* [Entries shown]:

══════

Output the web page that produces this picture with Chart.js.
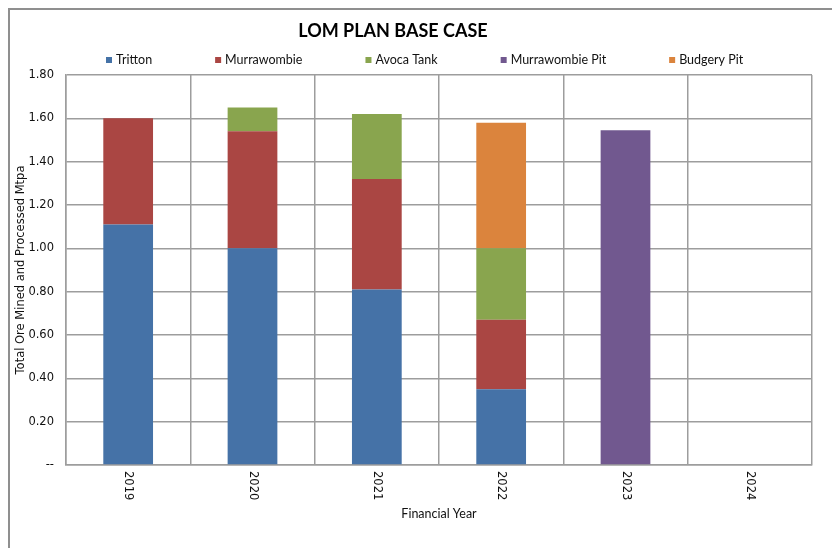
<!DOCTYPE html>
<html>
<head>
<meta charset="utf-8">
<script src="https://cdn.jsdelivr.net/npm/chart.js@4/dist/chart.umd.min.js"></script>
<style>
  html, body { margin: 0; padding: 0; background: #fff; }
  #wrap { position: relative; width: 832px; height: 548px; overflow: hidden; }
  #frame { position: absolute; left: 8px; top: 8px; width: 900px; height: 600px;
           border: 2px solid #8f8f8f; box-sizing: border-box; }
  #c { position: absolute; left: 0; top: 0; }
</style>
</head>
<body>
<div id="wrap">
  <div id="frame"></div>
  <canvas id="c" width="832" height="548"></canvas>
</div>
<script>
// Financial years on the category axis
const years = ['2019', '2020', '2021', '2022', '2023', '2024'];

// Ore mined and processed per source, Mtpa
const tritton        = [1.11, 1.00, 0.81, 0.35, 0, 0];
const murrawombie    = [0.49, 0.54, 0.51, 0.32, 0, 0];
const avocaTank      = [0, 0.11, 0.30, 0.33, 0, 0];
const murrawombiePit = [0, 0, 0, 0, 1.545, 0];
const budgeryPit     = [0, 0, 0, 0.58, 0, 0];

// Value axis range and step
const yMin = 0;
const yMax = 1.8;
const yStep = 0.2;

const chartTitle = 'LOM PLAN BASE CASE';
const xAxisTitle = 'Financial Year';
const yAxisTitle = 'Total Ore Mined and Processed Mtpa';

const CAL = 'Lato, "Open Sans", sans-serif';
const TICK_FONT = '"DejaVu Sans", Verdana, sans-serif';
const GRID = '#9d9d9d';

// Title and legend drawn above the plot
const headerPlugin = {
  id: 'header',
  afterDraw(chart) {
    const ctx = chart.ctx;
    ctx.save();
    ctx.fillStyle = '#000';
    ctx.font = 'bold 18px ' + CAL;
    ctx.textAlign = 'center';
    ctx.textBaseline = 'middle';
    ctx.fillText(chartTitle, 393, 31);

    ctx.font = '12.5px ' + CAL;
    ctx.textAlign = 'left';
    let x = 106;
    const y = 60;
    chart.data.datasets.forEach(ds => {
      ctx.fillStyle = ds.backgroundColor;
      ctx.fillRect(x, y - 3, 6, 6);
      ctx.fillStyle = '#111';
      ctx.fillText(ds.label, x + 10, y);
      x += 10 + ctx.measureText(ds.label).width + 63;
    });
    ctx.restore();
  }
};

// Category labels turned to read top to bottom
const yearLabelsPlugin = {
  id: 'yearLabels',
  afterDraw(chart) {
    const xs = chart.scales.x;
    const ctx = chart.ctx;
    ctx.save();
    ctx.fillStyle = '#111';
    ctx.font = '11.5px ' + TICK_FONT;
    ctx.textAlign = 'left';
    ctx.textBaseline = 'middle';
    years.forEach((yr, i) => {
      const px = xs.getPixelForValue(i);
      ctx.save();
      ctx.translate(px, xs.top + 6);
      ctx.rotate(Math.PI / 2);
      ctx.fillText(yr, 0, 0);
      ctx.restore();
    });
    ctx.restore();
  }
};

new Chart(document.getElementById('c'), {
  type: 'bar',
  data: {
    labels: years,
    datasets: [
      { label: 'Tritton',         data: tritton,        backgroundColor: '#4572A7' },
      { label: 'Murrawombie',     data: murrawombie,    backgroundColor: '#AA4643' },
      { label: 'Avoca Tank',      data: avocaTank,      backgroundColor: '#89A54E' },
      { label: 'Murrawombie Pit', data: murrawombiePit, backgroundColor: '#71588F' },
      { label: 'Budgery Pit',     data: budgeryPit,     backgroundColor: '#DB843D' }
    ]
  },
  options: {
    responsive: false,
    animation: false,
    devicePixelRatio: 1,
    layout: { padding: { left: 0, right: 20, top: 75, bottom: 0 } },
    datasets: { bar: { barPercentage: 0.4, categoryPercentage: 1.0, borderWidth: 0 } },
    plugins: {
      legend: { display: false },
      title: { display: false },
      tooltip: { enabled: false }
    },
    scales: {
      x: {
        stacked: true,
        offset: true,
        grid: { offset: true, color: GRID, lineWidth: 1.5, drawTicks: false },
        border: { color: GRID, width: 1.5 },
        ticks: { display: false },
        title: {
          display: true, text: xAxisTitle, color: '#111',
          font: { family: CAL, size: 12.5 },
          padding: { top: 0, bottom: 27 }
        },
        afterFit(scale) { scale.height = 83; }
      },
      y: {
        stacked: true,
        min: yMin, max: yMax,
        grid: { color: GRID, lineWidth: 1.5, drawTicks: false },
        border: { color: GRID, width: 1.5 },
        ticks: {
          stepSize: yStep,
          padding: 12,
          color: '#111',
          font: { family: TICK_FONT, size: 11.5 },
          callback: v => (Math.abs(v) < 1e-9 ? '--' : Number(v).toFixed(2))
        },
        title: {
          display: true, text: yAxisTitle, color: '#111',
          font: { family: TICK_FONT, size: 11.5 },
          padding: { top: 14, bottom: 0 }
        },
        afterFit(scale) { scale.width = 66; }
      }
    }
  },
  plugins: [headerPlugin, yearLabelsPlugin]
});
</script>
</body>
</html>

══════

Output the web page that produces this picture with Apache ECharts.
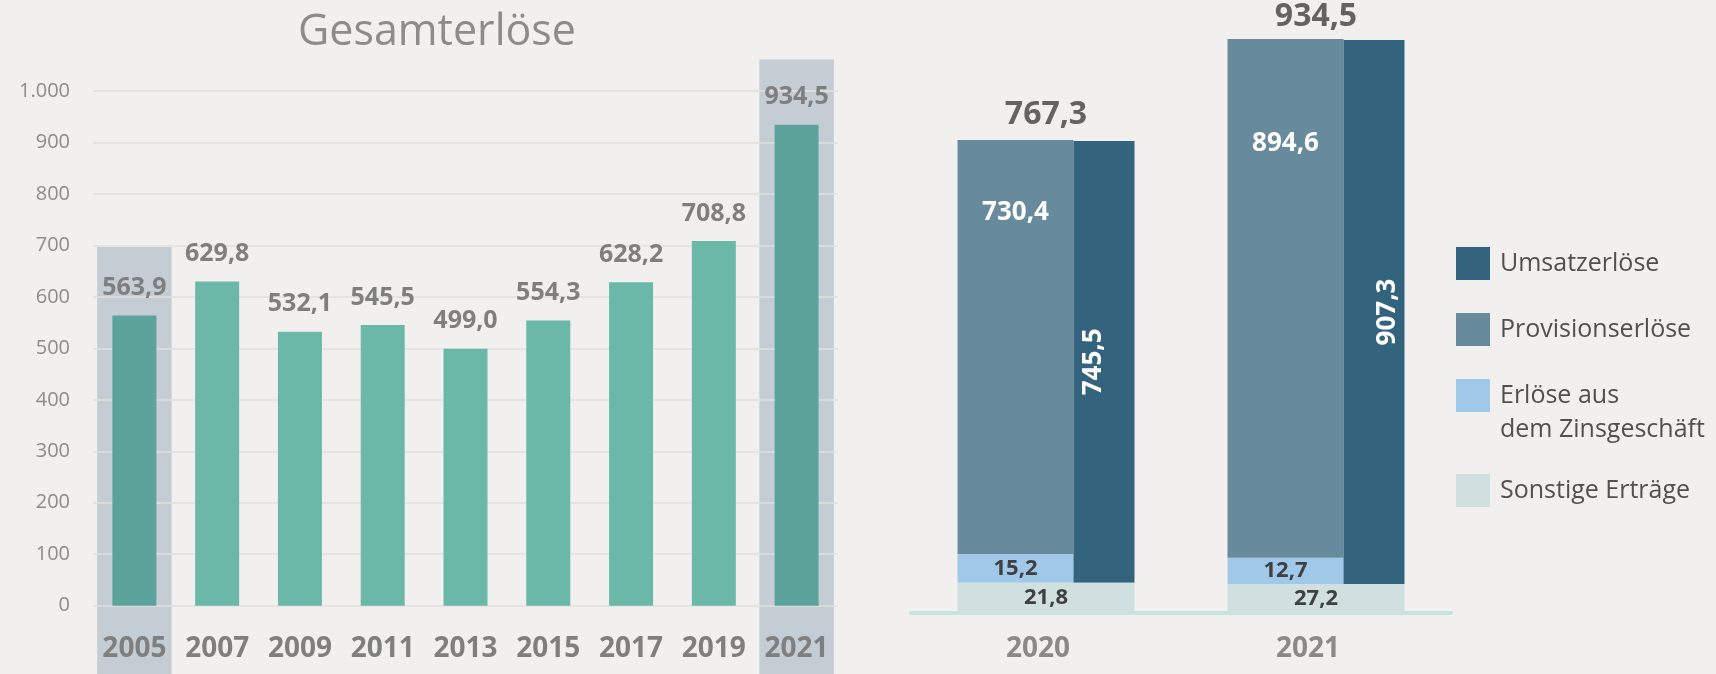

══════

Pictures in the material above should be skipped; print exactly the lines from the one with "Output the web page that produces this picture with Chart.js." through the one with "const years = ['2019', '2020', '2021', '2022', '2023', '2024'];".

* [Solved problem]:
Output the web page that produces this picture with Chart.js.
<!DOCTYPE html>
<html>
<head>
<meta charset="utf-8">
<script src="https://cdn.jsdelivr.net/npm/chart.js@4/dist/chart.umd.min.js"></script>
<style>
  html, body { margin: 0; padding: 0; background: #fff; }
  #wrap { position: relative; width: 832px; height: 548px; overflow: hidden; }
  #frame { position: absolute; left: 8px; top: 8px; width: 900px; height: 600px;
           border: 2px solid #8f8f8f; box-sizing: border-box; }
  #c { position: absolute; left: 0; top: 0; }
</style>
</head>
<body>
<div id="wrap">
  <div id="frame"></div>
  <canvas id="c" width="832" height="548"></canvas>
</div>
<script>
// Financial years on the category axis
const years = ['2019', '2020', '2021', '2022', '2023', '2024'];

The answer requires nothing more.